#### Please solve RD Sharma Class 12 Chapter Indefinite Integral Exercise Rivision Exercise Question 66 maths textbook solution.

$I=+\frac{1}{2} \ln |1+\cos x|-\frac{1}{10} \ln |1-\cos x|-\frac{3}{5} \ln |3 \cos x+2|+c$

Hint: To solve the given solution we multiply and divide the given statement with sin x.

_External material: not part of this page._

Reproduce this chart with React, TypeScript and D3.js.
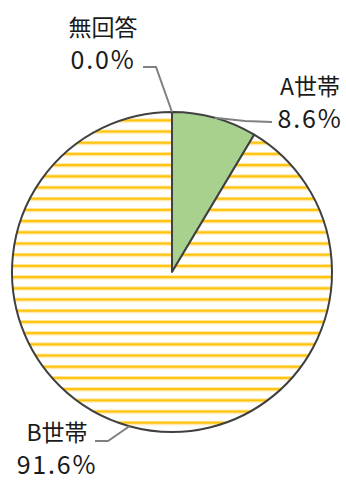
import React from "react";
import * as d3 from "d3";

const categories = ["A世帯", "B世帯", "無回答"];
const values = [8.6, 91.6, 0.0];
const valueLabels = ["8.6%", "91.6%", "0.0%"];

const W = 346;
const H = 481;
const cx = 172;
const cy = 272;
const R = 160;

// label layout: text anchor center, first baseline, leader elbow and end
const labelLayout = [
  { tx: 310, ty: 95, gap: 33, elbow: [245, 121], end: [272, 122] },
  { tx: 57, ty: 441, gap: 33, elbow: [108, 441], end: [95, 441] },
  { tx: 103, ty: 36, gap: 33, elbow: [156, 67], end: [143, 67] },
];

export default function App() {
  const pie = d3
    .pie<number>()
    .sort(null)
    .value((d) => d)
    .startAngle(0)
    .endAngle(2 * Math.PI);
  const arcs = pie(values);
  const arc = d3.arc<d3.PieArcDatum<number>>().innerRadius(0).outerRadius(R);
  const fills = ["#A9D18E", "url(#stripes)", "#ffffff"];
  const lineGen = d3.line();

  return (
    <svg width={W} height={H} style={{ position: "absolute", left: 0, top: 0 }}>
      <defs>
        <pattern id="stripes" patternUnits="userSpaceOnUse" width={20} height={11.2} y={cy}>
          <rect x={0} y={0} width={20} height={11.2} fill="#ffffff" />
          <rect x={0} y={0} width={20} height={1} fill="#FFE699" />
          <rect x={0} y={1} width={20} height={2.2} fill="#FFC000" />
          <rect x={0} y={3.2} width={20} height={1} fill="#FFE699" />
        </pattern>
      </defs>
      <g transform={`translate(${cx},${cy})`}>
        {arcs.map((a, i) =>
          a.endAngle - a.startAngle > 0 ? (
            <path key={i} d={arc(a) || ""} fill={fills[i]} stroke="#404040" strokeWidth={2} strokeLinejoin="round" />
          ) : null
        )}
      </g>
      {arcs.map((a, i) => {
        const mid = (a.startAngle + a.endAngle) / 2;
        const px = cx + R * Math.sin(mid);
        const py = cy - R * Math.cos(mid);
        const L = labelLayout[i];
        return (
          <g key={"l" + i}>
            <path
              d={lineGen([[px, py], L.elbow as [number, number], L.end as [number, number]]) || ""}
              fill="none"
              stroke="#808080"
              strokeWidth={2}
            />
            <text
              x={L.tx}
              y={L.ty}
              textAnchor="middle"
              fontFamily="'Noto Sans CJK JP', 'Noto Sans', sans-serif"
              fontSize={23}
              fill="#1a1a1a"
            >
              {categories[i]}
            </text>
            <text
              x={L.tx}
              y={L.ty + L.gap}
              textAnchor="middle"
              fontFamily="'Noto Sans CJK JP', 'Noto Sans', sans-serif"
              fontSize={25}
              letterSpacing={1.8}
              fill="#1a1a1a"
            >
              {valueLabels[i]}
            </text>
          </g>
        );
      })}
    </svg>
  );
}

Given :  $\int \frac{1}{\sin x(2+3 \cos x)} d x$

Solution :

\begin{aligned} &I=\int \frac{1}{\sin x(2+3 \cos x)} d x \\ &I=\int \frac{\sin x}{\sin ^{2} x(2+3 \cos x)} d x \\ &I=\int \frac{\sin x d x}{\left(1-\cos ^{2} x\right)(2+3 \cos x)} \end{aligned}

\begin{aligned} &t=\cos x, d t=-\sin x d x \\ &I=\int \frac{-d t}{\left(1-t^{2}\right)(2+3 t)} \\ &I=\int \frac{-d t}{(1+t)(1-t)(2+3 t)} \end{aligned}

$\\\frac{1}{(1+t)(1-t)(2-3 t)}=\frac{A}{1+t}+\frac{B}{1-t}+\frac{c}{2+3 t}=A(1-t)(2+3 t)+B(1+t)(2+3 t)+C(1+t)(1-t)$

$\begin{array}{ll} A=\frac{1}{(1-(-1))(2-3)}=-\frac{1}{2} &\; \; \; \; \; \; \; \; \; \; \; \; \; \; \; \; \; \; \; \; \; \; \; \; \; \; \; \; \; \; \; \; \; \; \; {[\because 1+t=0, t=-1]} \\ B=\frac{1}{(1+1)(2+3)}=\frac{1}{10} & \; \; \; \; \; \; \; \; \; \; \; \; \; \; \; \; \; \; \; \; \; \; \; \; \; \; \; \; \; \; \; \; \; \; \; {[\because 1-t=0, t=1]} \\ C=\frac{1}{1-\left(\frac{4}{9}\right)}=\frac{9}{5} & \; \; \; \; \; \; \; \; \; \; \; \; \; \; \; \; \; \; \; \; \; \; \; \; \; \; \; \; \; \; \; \; \; \; \; {\left[\because 2+3 t=0, t=-\frac{2}{3}\right]} \end{array}$

\begin{aligned} &I=-\int d t\left(\frac{A}{1+t}+\frac{B}{1-t}+\frac{C}{2+3 t}\right) \\ &I=-\left[A \int \frac{1}{1+t} d t+B \int \frac{1}{1-t} d t+C \int \frac{1}{2+3 t} d t\right. \end{aligned}

\begin{aligned} &I=-\left[-\frac{1}{2} \ln |1+t|+\frac{1}{10} \ln |1-t|+\frac{9}{5} \times \frac{1}{3} \ln |2+3 t|+c\right. \\ &I=+\frac{1}{2} \ln |1+t|-\frac{1}{10} \ln |1-t|-\frac{3}{5} \ln |3 t+2|+c \end{aligned}

$I=+\frac{1}{2} \ln |1+\cos x|-\frac{1}{10} \ln |1-\cos x|-\frac{3}{5} \ln |3 \cos x+2|+c$